Democratic Sen. Charles E. Schumer of New York, who appeared with Kyl on ABC’s “This Week,” responded, “It’s just about a certainty that the president will nominate someone in the mainstream, so the likelihood of filibuster is tiny.”

Stevens, 89, announced his retirement Friday and will leave the court when its term ends in June or July.

Judiciary Committee Chairman Patrick J. Leahy (D-Vt.), appearing on NBC’s “Meet the Press,” said “there’s no question” a new justice will be confirmed before the start of the court’s fall term, when it begins hearing new cases.

Four possible nominees were discussed Sunday: Solicitor General Elena Kagan; Homeland Security Secretary Janet Napolitano; Judge Diane Wood, who sits on the Chicago-based U.S. 7th Circuit Court of Appeals; and Judge Merrick Garland of the U.S. Court of Appeals for the District of Columbia Circuit, which, after the Supreme Court, is considered the nation’s most influential bench.

Kyl and Sessions declined to assess the acceptability of any of the four, though Kyl pronounced all of them at least nominally qualified.

The two Republicans’ comments are likely to have little influence on Obama as he ponders his selection, said Trevor Parry-Giles, a communications professor at the University of Maryland and author of a book on the Supreme Court confirmation process.

“I don’t think they’re going to give him an easy time of it, no matter who he picks,” Parry-Giles said.

Choosing a Supreme Court justice “has become a ritualized process” in which early statements by opposition leaders like Kyl and Sessions are meant to galvanize their political base rather than advise the president, Parry-Giles said.

“What they stated was sort of the obvious,” he said. “You could have written the script before they said it.”

Filibustering a Supreme Court nominee has emerged as a possibility since Democrats lost their 60-seat supermajority with the January election of Sen.
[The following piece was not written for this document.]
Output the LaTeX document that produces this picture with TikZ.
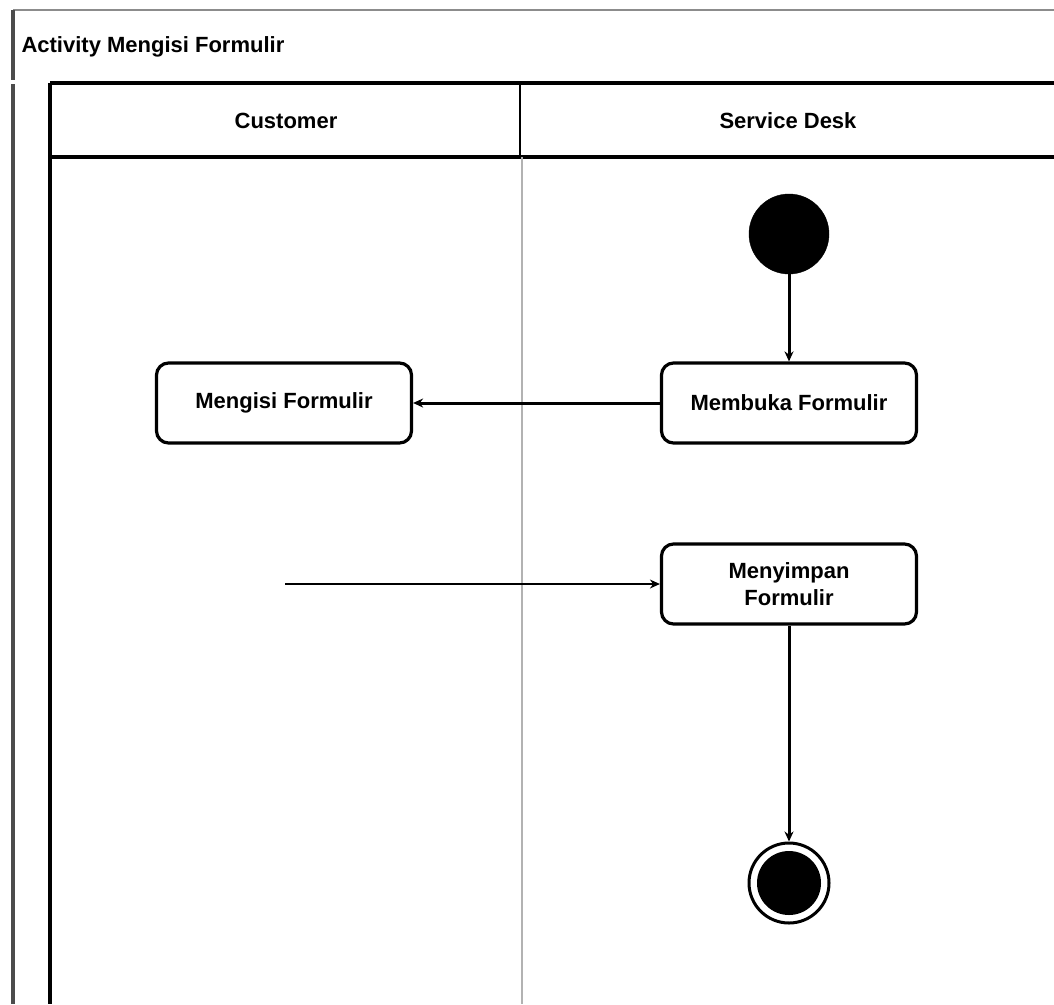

Scott Brown (R-Mass.), but many observers consider it unlikely.

Stevens’ departure would not alter the Supreme Court’s conservative tilt, although he has exerted unusual influence within the nine-member panel. That complicates the political calculations that go into making a selection, said Douglas Kendall of the liberal-leaning Constitutional Accountability Center.

Stevens is the leader of the court’s liberal wing, a skilled opinion writer who is adept at forging alliances with other justices, including Anthony M. Kennedy, who frequently is the court’s swing vote.

Obama “should concentrate on finding someone who can fill at least some of those roles, not whether he can pick or avoid a fight,” Kendall said.